Crash likely to complicate U.S.-China ties
By Carol Giacomo
WASHINGTON (Reuters): The weekend collision between a U.S. Navy surveillance plane and a Chinese fighter jet is likely to complicate matters for President George W. Bush as he works out his approach to the communist giant and weighs arms sales to Taiwan.
Whether the incident does serious damage to U.S.-China relations may turn on how quickly Beijing returns the 24-member American crew and the EP-3 maritime patrol aircraft.
But an analyst said internal struggles within the Chinese government could thwart a quick resolution.
"A lot depends on what the Chinese do in the next couple of days," said Bates Gill, head of the Center for Northeast Asia Policy Studies at the Brookings Institution.

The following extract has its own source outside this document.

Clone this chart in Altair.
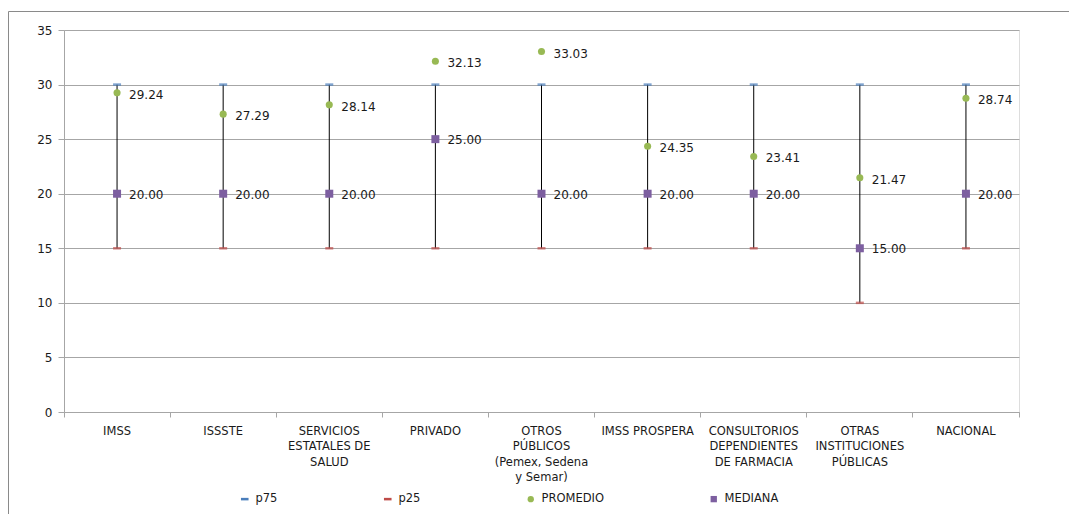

The longer the crew is detained, the more U.S. concerns will grow and the more Bush will come under domestic pressure to view China in a "threatening way," he said.
That scenario could make it harder for the president to resist arguments in favor of selling Taiwan a package of advanced weapons with which to defend itself against Beijing.
Gill, who speaks fluent Chinese and visits the country regularly, was not optimistic.
"The Chinese don't handle these things well," he told Reuters in a telephone interview.
The Chinese foreign ministry may want to resolve the matter but Chinese army leaders are likely to be angry and unwilling to surrender easily the prize of the crew and aircraft, he said.
Within the U.S. government there is a clash between hardliners, who view China and its communist leadership as a rising threat, and moderates, who say China is a rising power whose future role is not necessarily a threatening one.
U.S. Ambassador Joseph Prueher met the Chinese vice foreign minister in Beijing on Sunday in an effort to resolve the situation.
U.S. embassy officers were due to travel to Hainan Island to visit the crew on Monday.
The Bush administration expects the embassy officers will be given access to the crew, but how soon they might be released is unknown, a senior U.S. official said.
During the meeting with Prueher, the Chinese vice foreign minister "didn't have all the answers," he added.
The U.S. Navy said its plane was on a "routine surveillance mission" in international air space over the South China Sea when it was intercepted by two Chinese F-8 military planes.
China's Foreign Ministry described its aircraft as conducting "normal flight operations 10 km (six miles) south of Hainan island when a U.S. plane suddenly veered towards it," hitting the Chinese plane and causing it to crash.
Gill said the incident is likely to stir up passions in China, which claims sovereignty over the entire South China Sea, including islands also claimed wholly or partly by Brunei, Malaysia, the Philippines, Taiwan and Vietnam.
The United States officially takes no position on the territorial disputes, but insists that freedom of navigation must be maintained in the important sea route.
Just how much such incidents can fan tensions was shown in May 1999 when a U.S. plane serving with NATO bombed the Chinese embassy in Belgrade, killing three Chinese journalists.
NATO said the strike was a mistake but Chinese media asserted it was deliberate and Chinese-U.S. relations plummeted as anti- NATO demonstrators pelted the U.S. and British embassies with stones and bottles.
The aircraft collision occurred little more than two months after Bush took office and during a period in which his administration and Beijing are still feeling each other out and trying to establish a working relationship.
In the next few weeks, Bush is due to make a decision that could have a fundamental impact on the course of relations during his term -- whether to go ahead with U.S. arms sales to Taiwan.
Beijing considers Taiwan a renegade province that must be unified with the mainland and has waged a vigorous campaign to persuade Bush against the sale, particularly the transfer of AEGIS-equipped Arleigh Burke class guided missile destroyers.